From learning this, I've been able to seek ways and opportunities to show respect to black Americans who are not part of my faith group - because my challenge is to share the Gospel with those who are not aware of God's love and generosity towards them.
I can't make disciples, I can't effectively point people toward Jesus without relationship.
When I see black football players kneeling during the National Anthem, speaking of inherent injustices their community faces, I need to be willing to listen and learn, not to label them as unpatriotic and ignorant and thuggish.
When I learn of situations of civil unrest in Ferguson and Baltimore, I can ask how I can help bring God's peace to such turmoil, not ask "what's wrong with those people?"
When marches, like the one in Charlottesville, seek to establish the superiority of one group of people rather than calling for and celebrating unity in the midst of diversity, I can look for opportunities to speak out in support of the equal value of each and every human being on Earth.
And beyond these reactionary steps, I can proactively learn about the challenges that face people who are not white in America rather than insisting "anyone can be successful in America if they just try hard enough."
Listening, rather than telling.
Empathising rather than accusing.
Building relationships, not divisions.
This is a non-negotiable part of the primary function of every follower of Jesus - to share the good news of Jesus Christ.
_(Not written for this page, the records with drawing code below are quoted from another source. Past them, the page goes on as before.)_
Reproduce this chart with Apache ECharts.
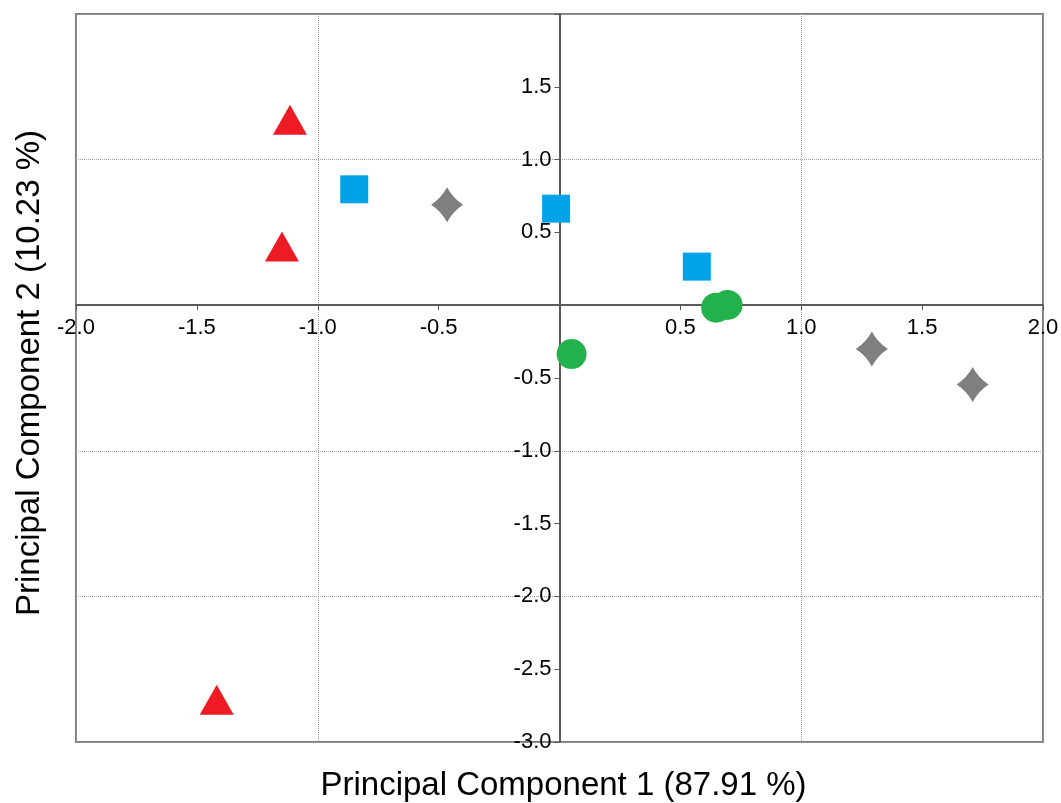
<!DOCTYPE html>
<html>
<head>
<meta charset="utf-8">
<title>PCA scores</title>
<script src="https://cdn.jsdelivr.net/npm/echarts@6/dist/echarts.min.js"></script>
<style>
  html, body { margin: 0; padding: 0; background: #fff; }
  #container { width: 1061px; height: 803px; }
</style>
</head>
<body>
<div id="container"></div>
<script>
// scores per group: [PC1, PC2]
const triangles = [[-1.115, 1.273], [-1.148, 0.403], [-1.418, -2.71]];
const squares = [[-0.849, 0.796], [-0.014, 0.663], [0.568, 0.265]];
const stars = [[-0.465, 0.69], [1.292, -0.30], [1.709, -0.544]];
const circles = [[0.05, -0.336], [0.648, -0.017], [0.695, 0.002]];

const xRange = [-2, 2];
const yRange = [-3, 2];
const xTitle = 'Principal Component 1 (87.91 %)';
const yTitle = 'Principal Component 2 (10.23 %)';

const font = '"Liberation Sans", Arial, sans-serif';
const starPath = 'path://M0,-10 Q3.7,-3.7 10,0 Q3.7,3.7 0,10 Q-3.7,3.7 -10,0 Q-3.7,-3.7 0,-10 Z';

const W = 1061, H = 803;
const gridBox = { left: 76, right: 18, top: 14, bottom: 61 };

// move the main axes in from the grid edge to the zero lines
const plotW = W - gridBox.left - gridBox.right;
const plotH = H - gridBox.top - gridBox.bottom;
const xZeroShift = plotH * (0 - yRange[0]) / (yRange[1] - yRange[0]);
const yZeroShift = plotW * (0 - xRange[0]) / (xRange[1] - xRange[0]);

const chart = echarts.init(document.getElementById('container'), null, { renderer: 'canvas' });

const fmt = (hideTop) => (v) => {
    if (Math.abs(v) < 1e-9) return '';
    if (hideTop && v > 1.99) return '';
    return v.toFixed(1);
};

const mainAxisLine = { onZero: false, lineStyle: { color: '#595959', width: 2 } };
const mainTick = { show: true, length: 5, lineStyle: { color: '#595959', width: 1 } };
const dotted = { show: true, lineStyle: { color: '#a0a0a0', type: 'dotted', width: 1 } };

const option = {
    animation: false,
    backgroundColor: '#fff',
    grid: Object.assign({
        show: true, borderColor: '#7f7f7f', borderWidth: 2,
        containLabel: false, outerBoundsMode: 'none'
    }, gridBox),
    xAxis: [
        {
            type: 'value', min: xRange[0], max: xRange[1], interval: 0.5,
            position: 'bottom', offset: -xZeroShift,
            axisLine: mainAxisLine, axisTick: mainTick,
            axisLabel: { color: '#000', fontSize: 22, fontFamily: font, margin: 12,
                showMinLabel: true, showMaxLabel: true, formatter: fmt(false) },
            splitLine: { show: false }, z: 5
        },
        {
            type: 'value', min: xRange[0], max: xRange[1], interval: 1, position: 'bottom',
            axisLine: { show: false, onZero: false }, axisTick: { show: false },
            axisLabel: { show: false }, splitLine: dotted,
            name: xTitle, nameLocation: 'middle', nameGap: 27,
            nameTextStyle: { color: '#000', fontSize: 33, fontFamily: font, padding: [0, 0, 0, 8] }
        }
    ],
    yAxis: [
        {
            type: 'value', min: yRange[0], max: yRange[1], interval: 0.5,
            position: 'left', offset: -yZeroShift,
            axisLine: mainAxisLine, axisTick: mainTick,
            axisLabel: { color: '#000', fontSize: 22, fontFamily: font, margin: 8,
                showMinLabel: true, showMaxLabel: true, formatter: fmt(true) },
            splitLine: { show: false }, z: 5
        },
        {
            type: 'value', min: yRange[0], max: yRange[1], interval: 1, position: 'left',
            axisLine: { show: false, onZero: false }, axisTick: { show: false },
            axisLabel: { show: false }, splitLine: dotted,
            name: yTitle, nameLocation: 'middle', nameGap: 30,
            nameTextStyle: { color: '#000', fontSize: 33, fontFamily: font, padding: [0, 0, 0, 10] }
        }
    ],
    series: [
        { type: 'scatter', data: triangles, symbol: 'triangle', symbolSize: [34, 30],
          itemStyle: { color: '#ed1c24', opacity: 1 }, z: 10 },
        { type: 'scatter', data: squares, symbol: 'rect', symbolSize: 28,
          itemStyle: { color: '#00a2e8', opacity: 1 }, z: 10 },
        { type: 'scatter', data: stars, symbol: starPath, symbolSize: [32, 35],
          itemStyle: { color: '#7f7f7f', opacity: 1 }, z: 10 },
        { type: 'scatter', data: circles, symbol: 'circle', symbolSize: 30,
          itemStyle: { color: '#22b14c', opacity: 1 }, z: 10 }
    ]
};

chart.setOption(option);
window.addEventListener('resize', () => chart.resize());
</script>
</body>
</html>
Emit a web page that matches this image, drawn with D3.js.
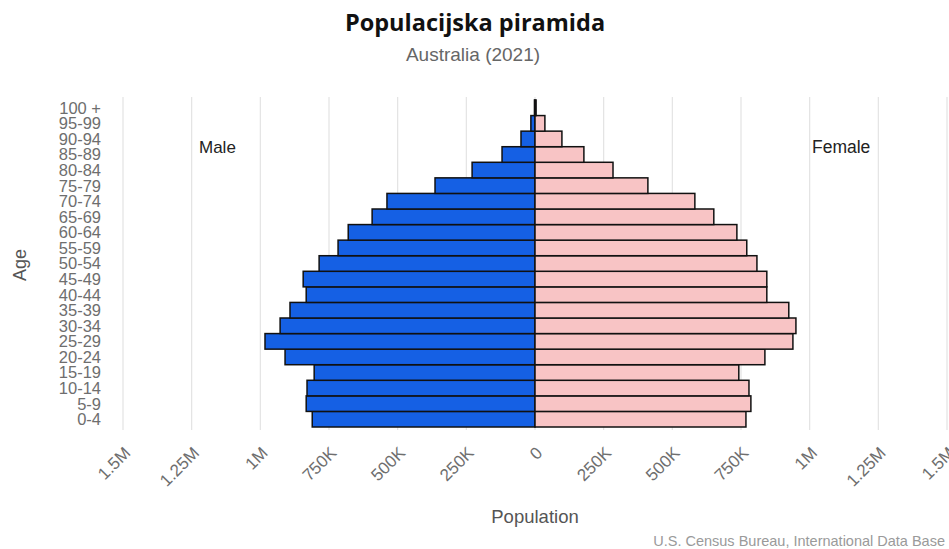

If you're going to be a sincere, genuine follower of Jesus, you have to be willing to make connections with people who are different than you are. To build bridges where few or none currently exist across cultural gaps.
And if we were to start taking this part of our mission seriously, we could make an impact - the likes of which hasn't been seen in the Christian faith since the beginning of our nation. It's an opportunity staring us right in the face, and we are filled with a Holy Spirit ready to empower us to live it out.
Let's have the courage to reject the status quo and seek the regnum dei - The Kingdom of God.